FIFA is in charge of organising the refereeing. The question is to know what we shall do in the future. We need to continue to improve the match control. After the FIFA World Cup 1990 we created the task force ‘Football 2000’ which led us to some amendments to the Laws of the Game – like the back-pass to the goalkeeper. 

It is an ongoing process at FIFA and on my personal agenda. In October-November we will present a new model on how to improve high-level refereeing.

On the England-Germany and Argentina-Mexico games
I deplore the obvious refereeing mistakes we have seen. I understand the teams concerned are unhappy. I have personally said ‘I apologise for what happened’ to both England and Mexico. I understand the media criticism, it is their right and job to do so. Still, it’s not the end of the competition, it’s not the end of football. With the denial of the use of technology, we have to accept mistakes.

As FIFA, we need to protect refereeing. We have the responsibility to take the adequate measures to avoid such situations happening again. However, I cannot accept that the integrity of the competition and the referees is called into question. 

On the level of the competition
From the so-called big eight teams of the world, two of them have already been eliminated in the first round. I am happy with the football I have seen so far. The African teams have been a bit unlucky in the draw first of all. But Ghana is in the quarter-finals, which is a great achievement. Of course, we could have expected more, and maybe the question is about how the teams prepared. In my opinion, continuity of leadership is a key factor. Africans are great footballers but to bring them together in two months is very difficult. Generally speaking I thought the quality of football was quite high. South American teams are successful at the moment, maybe because the players have a higher national identification. 
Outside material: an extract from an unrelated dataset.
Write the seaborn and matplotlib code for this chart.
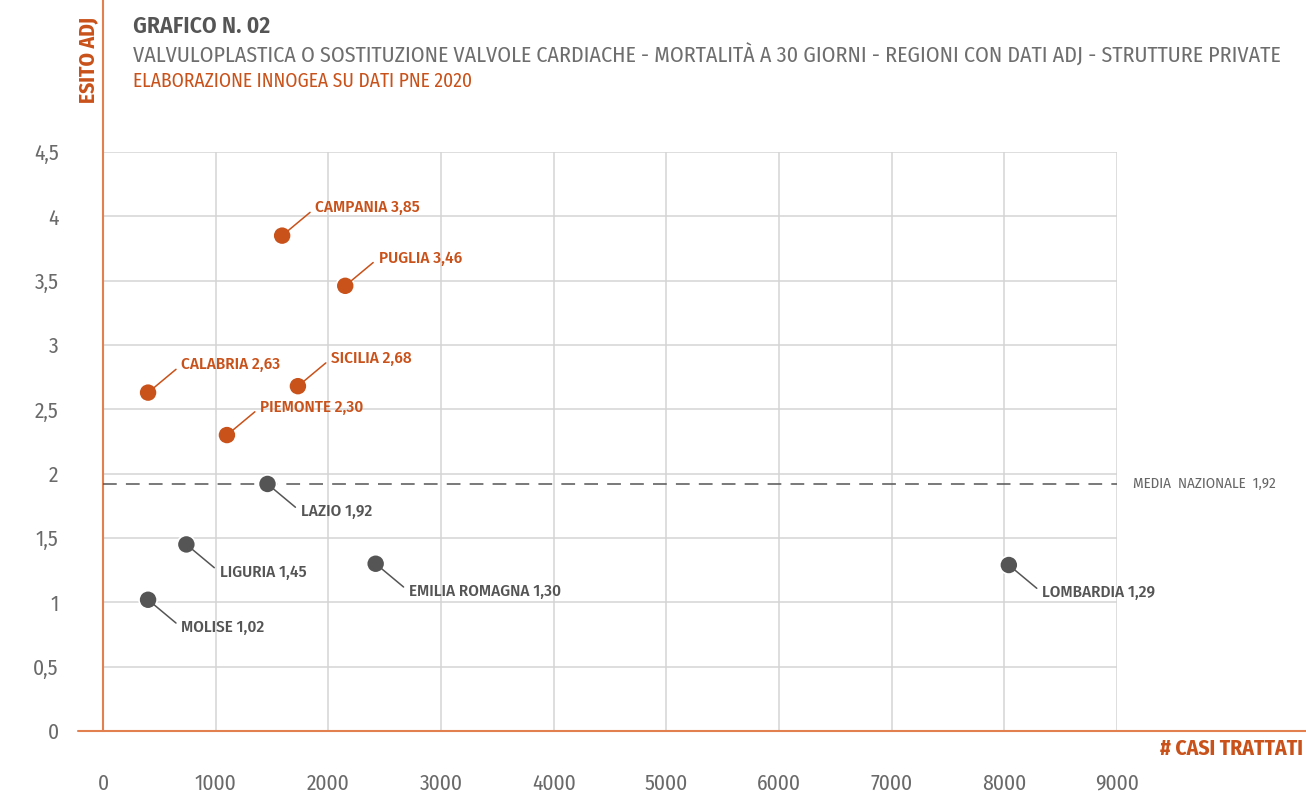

On the legacy for South Africa
We have created the basics with SAFA. Now the South African association has all the tools in its hands, it has to do its homework. The legacy is not only infrastructures but also the immense popularity of football left by the World Cup. And the legacy is also with the Football For Hope movement, which includes crucial topics such as health and education. And the 1GOAL – Education for All programme, whose aim is also to bring Education and Health Care through football in Africa.